We’ve seen small- and mid-cap companies that were up significantly sold off for no apparent reason other than the need for taking money off the table amid a dash for cash.
With the weakening of the banks’ grip on the Australian consumer thanks to the Hayne Royal Commission, a younger generation of financial institutions have begun taking the place of traditional banks.
The Big Four banks have noticed too.
Australia and New Zealand Banking Group Ltd [ASX:ANZ] got rid of its wealth management arm, Commonwealth Bank of Australia [ASX:CBA] sold its life insurance business, and National Bank of Australia Ltd [ASX:NAB] moved on from its funds business.

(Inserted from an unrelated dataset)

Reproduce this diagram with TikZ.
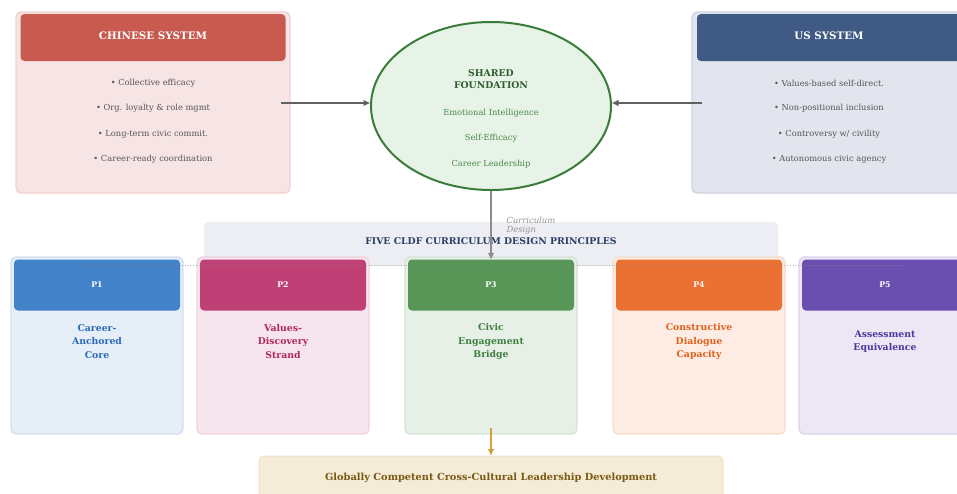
\documentclass[tikz,border=0pt]{standalone}
\usepackage{fontspec}
\setmainfont{DejaVu Serif}
\usetikzlibrary{arrows.meta,shapes.geometric}

\definecolor{cnHead}{HTML}{C95A50}
\definecolor{cnBody}{HTML}{F7E4E4}
\definecolor{cnEdge}{HTML}{F1D0D0}
\definecolor{usHead}{HTML}{3F5A84}
\definecolor{usBody}{HTML}{E2E5ED}
\definecolor{usEdge}{HTML}{CFD4DE}
\definecolor{bulletTxt}{HTML}{555555}
\definecolor{fdFill}{HTML}{E6F3E6}
\definecolor{fdEdge}{HTML}{3A7D3A}
\definecolor{fdTitle}{HTML}{2E5E2E}
\definecolor{fdItem}{HTML}{4A8A4A}
\definecolor{bannerBg}{HTML}{ECEEF3}
\definecolor{bannerTxt}{HTML}{2B3F66}
\definecolor{pAhead}{HTML}{4282C8}\definecolor{pAbody}{HTML}{E6EEF8}\definecolor{pAedge}{HTML}{D3E0F1}\definecolor{pAtxt}{HTML}{2A6AB8}
\definecolor{pBhead}{HTML}{BE4074}\definecolor{pBbody}{HTML}{F6E5EC}\definecolor{pBedge}{HTML}{EFD3DF}\definecolor{pBtxt}{HTML}{B0285E}
\definecolor{pChead}{HTML}{579657}\definecolor{pCbody}{HTML}{E7F0E7}\definecolor{pCedge}{HTML}{D4E3D4}\definecolor{pCtxt}{HTML}{3F7F3F}
\definecolor{pDhead}{HTML}{EA7132}\definecolor{pDbody}{HTML}{FDECE3}\definecolor{pDedge}{HTML}{F7DDCF}\definecolor{pDtxt}{HTML}{E0601E}
\definecolor{pEhead}{HTML}{6B4FB0}\definecolor{pEbody}{HTML}{ECE6F5}\definecolor{pEedge}{HTML}{DCD3EC}\definecolor{pEtxt}{HTML}{4F35A0}
\definecolor{goalBg}{HTML}{F5ECD8}
\definecolor{goalEdge}{HTML}{EEE1C4}
\definecolor{goalTxt}{HTML}{7A5A12}
\definecolor{goalArrow}{HTML}{D4A040}

\tikzset{
  panel/.style={draw=#1, line width=1.4pt, rounded corners=5pt, inner sep=0pt},
  header/.style={fill=#1, rounded corners=4pt, inner sep=0pt},
  headtxt/.style={text=white, font=\bfseries\fontsize{10.3}{12}\selectfont},
  bullet/.style={text=bulletTxt, font=\fontsize{8.3}{10}\selectfont},
  fditem/.style={text=fdItem, font=\fontsize{8.3}{10}\selectfont},
  ptag/.style={text=white, font=\bfseries\fontsize{7.8}{9}\selectfont},
  ptitle/.style={font=\bfseries\fontsize{9.3}{13.3}\selectfont, align=center, text=#1},
  tip/.style={-{Triangle[length=6.5pt,width=5.5pt]}},
}

\begin{document}
\begin{tikzpicture}[x=1pt,y=-1pt]
\useasboundingbox (0,0) rectangle (957,493);
\clip (0,0) rectangle (957,493);

% ---- Chinese system panel
\node[panel=cnEdge, fill=cnBody, minimum width=274pt, minimum height=181pt] (cn) at (153,102.5) {};
\node[header=cnHead, minimum width=265pt, minimum height=47pt] (cnh) at (153,37.5) {};
\node[headtxt] (cnht) at (153,35.5) {CHINESE SYSTEM};
\node[bullet] (cn1) at (153,83)  {• Collective efficacy};
\node[bullet] (cn2) at (153,108.5) {• Org. loyalty \& role mgmt};
\node[bullet] (cn3) at (153,134) {• Long-term civic commit.};
\node[bullet] (cn4) at (153,159.5) {• Career-ready coordination};

% ---- US system panel
\node[panel=usEdge, fill=usBody, minimum width=274pt, minimum height=181pt] (us) at (829,102.5) {};
\node[header=usHead, minimum width=264pt, minimum height=47pt] (ush) at (829,37.5) {};
\node[headtxt] (usht) at (829,35.5) {US SYSTEM};
\node[bullet] (us1) at (829,83)  {• Values-based self-direct.};
\node[bullet] (us2) at (829,108.5) {• Non-positional inclusion};
\node[bullet] (us3) at (829,134) {• Controversy w/ civility};
\node[bullet] (us4) at (829,159.5) {• Autonomous civic agency};

% ---- shared foundation
\node[ellipse, draw=fdEdge, fill=fdFill, line width=2pt, minimum width=240pt, minimum height=168pt, inner sep=0pt] (fd) at (491,106) {};
\node[font=\bfseries\fontsize{9.3}{12}\selectfont, align=center, text=fdTitle] (fdt) at (491,79.5) {SHARED\\FOUNDATION};
\node[fditem] (fd1) at (491,113) {Emotional Intelligence};
\node[fditem] (fd2) at (491,138.5) {Self-Efficacy};
\node[fditem] (fd3) at (491,164) {Career Leadership};

\coordinate (cnOut) at (281,103);
\coordinate (usOut) at (702,103);
\draw[tip, line width=1.7pt, draw=black!62, fill=black!62] (cnOut) -- ([yshift=3pt]fd.west);
\draw[tip, line width=1.7pt, draw=black!62, fill=black!62] (usOut) -- ([yshift=3pt]fd.east);

% ---- principles banner
\node[fill=bannerBg, rounded corners=4pt, minimum width=574pt, minimum height=44pt, inner sep=0pt] (bn) at (491,244) {};
\node[text=bannerTxt, font=\bfseries\fontsize{9.3}{10}\selectfont] (bnt) at (491,241.5) {FIVE CLDF CURRICULUM DESIGN PRINCIPLES};

% ---- principle cards
\foreach \n/\cx/\k in {pa/97/A, pb/283/B, pc/491/C, pd/699/D, pe/885/E}{
  \node[panel=p\k edge, fill=p\k body, minimum width=172pt, minimum height=177pt] (\n) at (\cx,345.5) {};
  \node[header=p\k head, minimum width=166pt, minimum height=51pt] (\n h) at (\cx,285) {};
}
\node[ptag] (pal) at (pah) {P1};
\node[ptag] (pbl) at (pbh) {P2};
\node[ptag] (pcl) at (pch) {P3};
\node[ptag] (pdl) at (pdh) {P4};
\node[ptag] (pel) at (peh) {P5};
\node[ptitle=pAtxt] (pat) at (97,341.5)  {Career-\\Anchored\\Core};
\node[ptitle=pBtxt] (pbt) at (283,341.5) {Values-\\Discovery\\Strand};
\node[ptitle=pCtxt] (pct) at (491,341.5) {Civic\\Engagement\\Bridge};
\node[ptitle=pDtxt] (pdt) at (699,341.5) {Constructive\\Dialogue\\Capacity};
\node[ptitle=pEtxt] (pet) at (885,341.5) {Assessment\\Equivalence};

% faint dotted guide through the card tops
\coordinate (gL) at (77,265);
\coordinate (gR) at (905,265);
\draw[dotted, black!45, line width=0.7pt, opacity=0.6] (gL) -- (gR);

% curriculum design link
\draw[tip, line width=1.5pt, draw=black!45, fill=black!45] (fd.south) -- (pch.north);
\node[anchor=west, text=black!42, font=\itshape\fontsize{8.4}{9.4}\selectfont, align=left] (cdl) at (503,225.5) {Curriculum\\Design};

% ---- outcome
\node[fill=goalBg, draw=goalEdge, line width=1pt, rounded corners=5pt, minimum width=464pt, minimum height=46pt, inner sep=0pt] (goal) at (491,479) {};
\node[text=goalTxt, font=\bfseries\fontsize{9.8}{11}\selectfont] (goalt) at (491,478) {Globally Competent Cross-Cultural Leadership Development};
\coordinate (pcOut) at (491,428);
\draw[tip, line width=1.7pt, draw=goalArrow, fill=goalArrow] (pcOut) -- (goal.north);

\end{tikzpicture}
\end{document}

Aussie fintechs have shown just what is at stake if you get your product right — take a look at the success Afterpay Touch Group Ltd [ASX:APT] has had.
Cue Wizr Ltd [ASX:WZR].
WZR is another Aussie fintech start-up who specialises in personal loans.
The neo-lender packages itself as a smartphone-enabled, automated, personalised, low-interest lender.
Launching back in 2015 after a rebrand, the neo-lender’s share price saw massive growth as it targeted the banks’ personal loan business.
Specifically, it was out for the millennial demographic.
In 2019, the WZR share price (blue) rocketed up nearly 460%, beating out the APT share price (red) who only put up a modest 174% return.
Source: Trading View
Even with the current market crash, WZR has still posted a one-year return of ~85% and is up 25.93% at time of writing.